■ Records:
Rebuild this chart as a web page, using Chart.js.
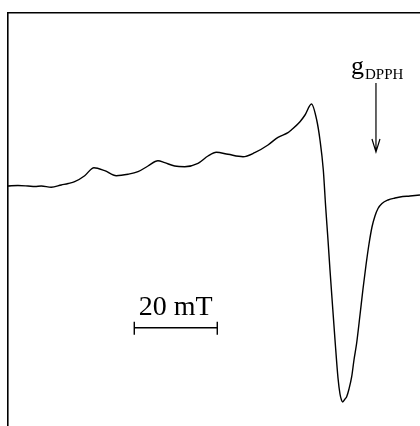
<!DOCTYPE html>
<html>
<head>
<meta charset="utf-8">
<script src="https://cdn.jsdelivr.net/npm/chart.js@4.4.1/dist/chart.umd.min.js"></script>
<style>
html,body{margin:0;padding:0;background:#fff;}
#wrap{width:420px;height:426px;position:relative;}
</style>
</head>
<body>
<div id="wrap"><canvas id="c" width="420" height="426"></canvas></div>
<script>
// Magnetic field (relative, mT) and EPR first-derivative intensity (arb. units)
const fieldMT = [0.0, 2.4, 4.82, 6.5, 8.02, 10.43, 12.84, 14.5, 16.07, 18.48, 20.72, 23.30, 26.10, 28.92, 31.33, 33.73, 36.14, 37.76, 40.17, 42.58, 45.78, 48.19, 50.19, 53.01, 56.63, 59.45, 62.65, 65.06, 67.47, 68.27, 70.36, 71.57, 73.13, 74.39, 75.18, 75.98, 76.55, 77.11, 77.59, 78.07, 78.80, 79.52, 80.0, 80.36, 80.65, 81.20, 81.61, 82.17, 82.82, 83.37, 84.02, 84.82, 85.54, 86.27, 86.99, 87.71, 88.43, 89.16, 90.12, 91.57, 93.25, 94.46, 96.87, 99.28];
const intensity = [0, 0.5, 0, -0.5, 0, -1.3, 1, 2.5, 4.3, 10.3, 18.3, 15.3, 10.3, 11.7, 14.3, 20, 25.3, 23.3, 20, 19.3, 22.7, 30, 33.7, 31.7, 29.3, 33.3, 41, 48.7, 53.3, 56, 64.3, 71, 82, 66, 46, 16, -21, -54, -84, -112, -154, -192, -208, -214, -216, -213, -210.7, -203, -190.7, -174, -157, -129, -103, -79, -58, -41, -30, -22.5, -17.5, -14, -12, -11, -10, -9];
// Axis ranges
const fieldRange = [0, 99.28];
const intensityRange = [-240, 173];
// Annotations
const dpphField = 88.67;          // g(DPPH) marker position
const dpphArrow = [103, 34];      // arrow from / to (intensity units)
const scaleBarStart = 30.43;      // 20 mT scale bar
const scaleBarLength = 20;
const scaleBarLevel = -141.7;
const scaleBarLabel = "20 mT";

const annot = {
  id: 'annot',
  afterDatasetsDraw(chart) {
    const ctx = chart.ctx, xs = chart.scales.x, ys = chart.scales.y;
    ctx.save();
    ctx.strokeStyle = '#000';
    ctx.fillStyle = '#000';
    ctx.lineWidth = 1.2;
    // arrow
    const ax = xs.getPixelForValue(dpphField);
    const ay0 = ys.getPixelForValue(dpphArrow[0]);
    const ay1 = ys.getPixelForValue(dpphArrow[1]);
    ctx.beginPath();
    ctx.moveTo(ax, ay0); ctx.lineTo(ax, ay1);
    ctx.moveTo(ax - 4, ay1 - 13); ctx.lineTo(ax, ay1); ctx.lineTo(ax + 4, ay1 - 13);
    ctx.stroke();
    // label g_DPPH
    ctx.textBaseline = 'alphabetic';
    ctx.textAlign = 'left';
    ctx.font = '26px "Liberation Serif"';
    ctx.fillText('g', ax - 25, ay0 - 9);
    ctx.font = '15px "Liberation Serif"';
    ctx.fillText('DPPH', ax - 11, ay0 - 4);
    // scale bar
    const sx0 = xs.getPixelForValue(scaleBarStart);
    const sx1 = xs.getPixelForValue(scaleBarStart + scaleBarLength);
    const sy = ys.getPixelForValue(scaleBarLevel);
    ctx.lineWidth = 1.4;
    ctx.beginPath();
    ctx.moveTo(sx0, sy); ctx.lineTo(sx1, sy);
    ctx.moveTo(sx0, sy - 6); ctx.lineTo(sx0, sy + 7);
    ctx.moveTo(sx1, sy - 6); ctx.lineTo(sx1, sy + 7);
    ctx.stroke();
    ctx.font = '28px "Liberation Serif"';
    ctx.textAlign = 'center';
    ctx.fillText(scaleBarLabel, (sx0 + sx1) / 2, sy - 13);
    ctx.restore();
  }
};

new Chart(document.getElementById('c'), {
  type: 'line',
  data: {
    datasets: [{
      data: fieldMT.map((b, i) => ({x: b, y: intensity[i]})),
      borderColor: '#000',
      borderWidth: 1.4,
      pointRadius: 0,
      cubicInterpolationMode: 'monotone',
      fill: false
    }]
  },
  options: {
    responsive: false,
    animation: false,
    devicePixelRatio: 1,
    layout: {padding: {left: 8, top: 13, right: 0, bottom: 0}},
    plugins: {legend: {display: false}, tooltip: {enabled: false}},
    scales: {
      x: {
        type: 'linear', position: 'top', min: fieldRange[0], max: fieldRange[1],
        ticks: {display: false}, grid: {display: false, drawTicks: false},
        border: {display: true, color: '#000', width: 1.6}
      },
      y: {
        type: 'linear', position: 'left', min: intensityRange[0], max: intensityRange[1],
        ticks: {display: false}, grid: {display: false, drawTicks: false},
        border: {display: true, color: '#000', width: 1.6}
      }
    }
  },
  plugins: [annot]
});
</script>
</body>
</html>
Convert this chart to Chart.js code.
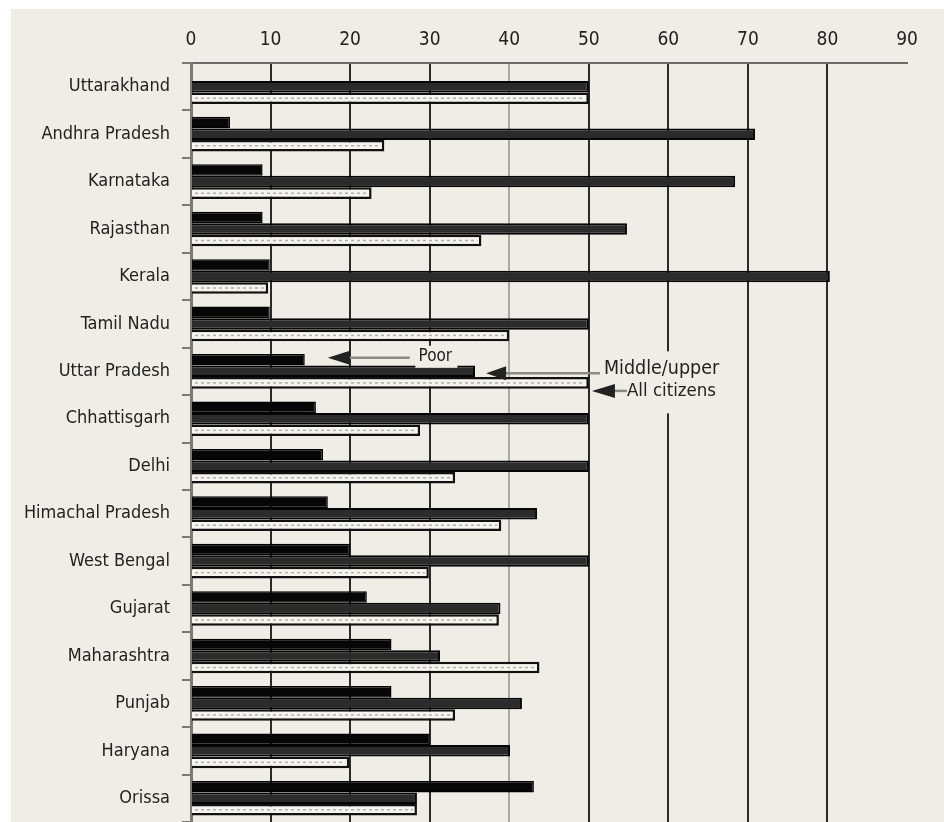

■ Given task: Your task is to return the entries above exactly, with no pictures.

■ Full solution:
Rebuild this chart as a web page, using Chart.js.
<!DOCTYPE html>
<html>
<head>
<meta charset="utf-8">
<script src="https://cdn.jsdelivr.net/npm/chart.js@4.4.1/dist/chart.umd.min.js"></script>
<style>
html,body{margin:0;padding:0;background:#fff;}
#wrap{width:420px;height:426px;position:relative;}
</style>
</head>
<body>
<div id="wrap"><canvas id="c" width="420" height="426"></canvas></div>
<script>
// Magnetic field (relative, mT) and EPR first-derivative intensity (arb. units)
const fieldMT = [0.0, 2.4, 4.82, 6.5, 8.02, 10.43, 12.84, 14.5, 16.07, 18.48, 20.72, 23.30, 26.10, 28.92, 31.33, 33.73, 36.14, 37.76, 40.17, 42.58, 45.78, 48.19, 50.19, 53.01, 56.63, 59.45, 62.65, 65.06, 67.47, 68.27, 70.36, 71.57, 73.13, 74.39, 75.18, 75.98, 76.55, 77.11, 77.59, 78.07, 78.80, 79.52, 80.0, 80.36, 80.65, 81.20, 81.61, 82.17, 82.82, 83.37, 84.02, 84.82, 85.54, 86.27, 86.99, 87.71, 88.43, 89.16, 90.12, 91.57, 93.25, 94.46, 96.87, 99.28];
const intensity = [0, 0.5, 0, -0.5, 0, -1.3, 1, 2.5, 4.3, 10.3, 18.3, 15.3, 10.3, 11.7, 14.3, 20, 25.3, 23.3, 20, 19.3, 22.7, 30, 33.7, 31.7, 29.3, 33.3, 41, 48.7, 53.3, 56, 64.3, 71, 82, 66, 46, 16, -21, -54, -84, -112, -154, -192, -208, -214, -216, -213, -210.7, -203, -190.7, -174, -157, -129, -103, -79, -58, -41, -30, -22.5, -17.5, -14, -12, -11, -10, -9];
// Axis ranges
const fieldRange = [0, 99.28];
const intensityRange = [-240, 173];
// Annotations
const dpphField = 88.67;          // g(DPPH) marker position
const dpphArrow = [103, 34];      // arrow from / to (intensity units)
const scaleBarStart = 30.43;      // 20 mT scale bar
const scaleBarLength = 20;
const scaleBarLevel = -141.7;
const scaleBarLabel = "20 mT";

const annot = {
  id: 'annot',
  afterDatasetsDraw(chart) {
    const ctx = chart.ctx, xs = chart.scales.x, ys = chart.scales.y;
    ctx.save();
    ctx.strokeStyle = '#000';
    ctx.fillStyle = '#000';
    ctx.lineWidth = 1.2;
    // arrow
    const ax = xs.getPixelForValue(dpphField);
    const ay0 = ys.getPixelForValue(dpphArrow[0]);
    const ay1 = ys.getPixelForValue(dpphArrow[1]);
    ctx.beginPath();
    ctx.moveTo(ax, ay0); ctx.lineTo(ax, ay1);
    ctx.moveTo(ax - 4, ay1 - 13); ctx.lineTo(ax, ay1); ctx.lineTo(ax + 4, ay1 - 13);
    ctx.stroke();
    // label g_DPPH
    ctx.textBaseline = 'alphabetic';
    ctx.textAlign = 'left';
    ctx.font = '26px "Liberation Serif"';
    ctx.fillText('g', ax - 25, ay0 - 9);
    ctx.font = '15px "Liberation Serif"';
    ctx.fillText('DPPH', ax - 11, ay0 - 4);
    // scale bar
    const sx0 = xs.getPixelForValue(scaleBarStart);
    const sx1 = xs.getPixelForValue(scaleBarStart + scaleBarLength);
    const sy = ys.getPixelForValue(scaleBarLevel);
    ctx.lineWidth = 1.4;
    ctx.beginPath();
    ctx.moveTo(sx0, sy); ctx.lineTo(sx1, sy);
    ctx.moveTo(sx0, sy - 6); ctx.lineTo(sx0, sy + 7);
    ctx.moveTo(sx1, sy - 6); ctx.lineTo(sx1, sy + 7);
    ctx.stroke();
    ctx.font = '28px "Liberation Serif"';
    ctx.textAlign = 'center';
    ctx.fillText(scaleBarLabel, (sx0 + sx1) / 2, sy - 13);
    ctx.restore();
  }
};

new Chart(document.getElementById('c'), {
  type: 'line',
  data: {
    datasets: [{
      data: fieldMT.map((b, i) => ({x: b, y: intensity[i]})),
      borderColor: '#000',
      borderWidth: 1.4,
      pointRadius: 0,
      cubicInterpolationMode: 'monotone',
      fill: false
    }]
  },
  options: {
    responsive: false,
    animation: false,
    devicePixelRatio: 1,
    layout: {padding: {left: 8, top: 13, right: 0, bottom: 0}},
    plugins: {legend: {display: false}, tooltip: {enabled: false}},
    scales: {
      x: {
        type: 'linear', position: 'top', min: fieldRange[0], max: fieldRange[1],
        ticks: {display: false}, grid: {display: false, drawTicks: false},
        border: {display: true, color: '#000', width: 1.6}
      },
      y: {
        type: 'linear', position: 'left', min: intensityRange[0], max: intensityRange[1],
        ticks: {display: false}, grid: {display: false, drawTicks: false},
        border: {display: true, color: '#000', width: 1.6}
      }
    }
  },
  plugins: [annot]
});
</script>
</body>
</html>
Convert this chart to Chart.js code.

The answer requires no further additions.